Up to and including the line with "const chartTitle = 'Teenage", write out the listing from its first line, minus the pictures.
------
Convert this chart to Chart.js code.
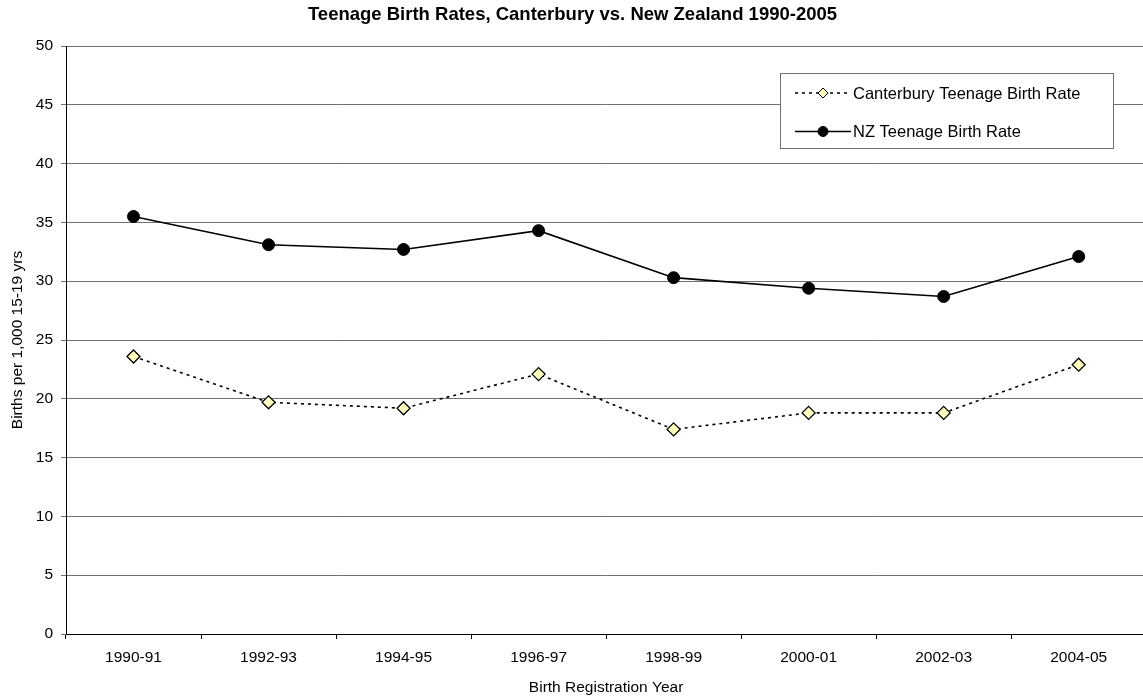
<!DOCTYPE html>
<html>
<head>
<meta charset="utf-8">
<script src="https://cdn.jsdelivr.net/npm/chart.js@4"></script>
<style>
html,body{margin:0;padding:0;background:#fff;overflow:hidden;}
#wrap{width:1154px;height:697px;position:relative;}
</style>
</head>
<body>
<div id="wrap"><canvas id="c" width="1154" height="697"></canvas></div>
<script>
const categories = ["1990-91","1992-93","1994-95","1996-97","1998-99","2000-01","2002-03","2004-05"];
const canterburyRate = [23.6, 19.7, 19.2, 22.1, 17.4, 18.8, 18.8, 22.9];
const nzRate = [35.5, 33.1, 32.7, 34.3, 30.3, 29.4, 28.7, 32.1];
const seriesNames = ["Canterbury Teenage Birth Rate", "NZ Teenage Birth Rate"];
const yTicks = [0,5,10,15,20,25,30,35,40,45,50];
const chartTitle = 'Teenage Birth Rates, Canterbury vs. New Zealand 1990-2005';

const FONT = "'Liberation Sans', Arial, sans-serif";

const titlePlugin = {
  id: 'titlePlugin',
  afterDraw(chart) {
    const ctx = chart.ctx;
    ctx.save();
    ctx.fillStyle = '#000';
    ctx.font = 'bold 18.5px ' + FONT;
    ctx.textAlign = 'center';
    ctx.textBaseline = 'middle';
    ctx.fillText(chartTitle, 572.5, 15);
    ctx.restore();
  }
};

const boxLegend = {
  id: 'boxLegend',
  afterDraw(chart) {
    const ctx = chart.ctx;
    const x0 = 780.5, y0 = 73.5, w = 333, h = 75;
    ctx.save();
    ctx.fillStyle = '#fff';
    ctx.fillRect(x0, y0, w, h);
    ctx.strokeStyle = '#707070';
    ctx.lineWidth = 1;
    ctx.strokeRect(x0, y0, w, h);
    const rows = [93, 131.5];
    chart.data.datasets.forEach((ds, i) => {
      const y = rows[i];
      ctx.strokeStyle = ds.borderColor;
      ctx.lineWidth = ds.borderWidth;
      ctx.setLineDash(ds.borderDash || []);
      ctx.beginPath();
      ctx.moveTo(795, y);
      ctx.lineTo(851, y);
      ctx.stroke();
      ctx.setLineDash([]);
      ctx.fillStyle = ds.pointBackgroundColor;
      ctx.strokeStyle = ds.pointBorderColor;
      ctx.lineWidth = 1;
      ctx.beginPath();
      if (ds.pointStyle === 'rectRot') {
        const r = 5;
        ctx.moveTo(823, y - r); ctx.lineTo(823 + r, y); ctx.lineTo(823, y + r); ctx.lineTo(823 - r, y); ctx.closePath();
      } else {
        ctx.arc(823, y, 5, 0, Math.PI * 2);
      }
      ctx.fill(); ctx.stroke();
      ctx.fillStyle = '#000';
      ctx.font = '16.5px ' + FONT;
      ctx.textBaseline = 'middle';
      ctx.textAlign = 'left';
      ctx.fillText(ds.label, 853, y + 1);
    });
    ctx.restore();
  }
};

new Chart(document.getElementById('c'), {
  type: 'line',
  data: {
    labels: categories,
    datasets: [
      {
        label: seriesNames[0],
        data: canterburyRate,
        borderColor: '#000',
        borderWidth: 1.6,
        borderDash: [3, 4],
        pointStyle: 'rectRot',
        pointRadius: 6.5,
        pointBackgroundColor: '#FFFFC0',
        pointBorderColor: '#000',
        pointBorderWidth: 1.3,
        tension: 0
      },
      {
        label: seriesNames[1],
        data: nzRate,
        borderColor: '#000',
        borderWidth: 1.6,
        pointStyle: 'circle',
        pointRadius: 6,
        pointBackgroundColor: '#000',
        pointBorderColor: '#000',
        pointBorderWidth: 1,
        tension: 0
      }
    ]
  },
  options: {
    responsive: false,
    animation: false,
    devicePixelRatio: 1,
    layout: { padding: { left: 0, right: 2, top: 46, bottom: 0 } },
    plugins: {
      legend: { display: false },
      tooltip: { enabled: false },
      title: { display: false }
    },
    scales: {
      x: {
        type: 'category',
        offset: true,
        grid: { display: true, drawOnChartArea: false, drawTicks: true, offset: true, tickLength: 5, color: '#000' },
        border: { display: true, color: '#000', width: 1 },
        ticks: { color: '#000', font: { family: FONT, size: 15.5 }, padding: 9, maxRotation: 0, autoSkip: false },
        title: { display: true, text: 'Birth Registration Year', color: '#000', font: { family: FONT, size: 15.5 }, padding: { top: 0, bottom: 0 } },
        afterFit(scale) { scale.height = 63; }
      },
      y: {
        min: 0, max: 50,
        afterBuildTicks(scale) { scale.ticks = yTicks.map(v => ({ value: v })); },
        grid: { color: '#707070', lineWidth: 1, tickLength: 5, drawTicks: true },
        border: { display: true, color: '#000', width: 1 },
        ticks: { color: '#000', font: { family: FONT, size: 15.5 }, padding: 8 },
        title: { display: true, text: 'Births per 1,000 15-19 yrs', color: '#000', font: { family: FONT, size: 15.5 }, padding: { top: 8, bottom: 0 } },
        afterFit(scale) { scale.width = 66; }
      }
    }
  },
  plugins: [titlePlugin, boxLegend]
});
</script>
</body>
</html>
------
→ Answer below:
Convert this chart to Chart.js code.
<!DOCTYPE html>
<html>
<head>
<meta charset="utf-8">
<script src="https://cdn.jsdelivr.net/npm/chart.js@4"></script>
<style>
html,body{margin:0;padding:0;background:#fff;overflow:hidden;}
#wrap{width:1154px;height:697px;position:relative;}
</style>
</head>
<body>
<div id="wrap"><canvas id="c" width="1154" height="697"></canvas></div>
<script>
const categories = ["1990-91","1992-93","1994-95","1996-97","1998-99","2000-01","2002-03","2004-05"];
const canterburyRate = [23.6, 19.7, 19.2, 22.1, 17.4, 18.8, 18.8, 22.9];
const nzRate = [35.5, 33.1, 32.7, 34.3, 30.3, 29.4, 28.7, 32.1];
const seriesNames = ["Canterbury Teenage Birth Rate", "NZ Teenage Birth Rate"];
const yTicks = [0,5,10,15,20,25,30,35,40,45,50];
const chartTitle = 'Teenage Birth Rates, Canterbury vs. New Zealand 1990-2005';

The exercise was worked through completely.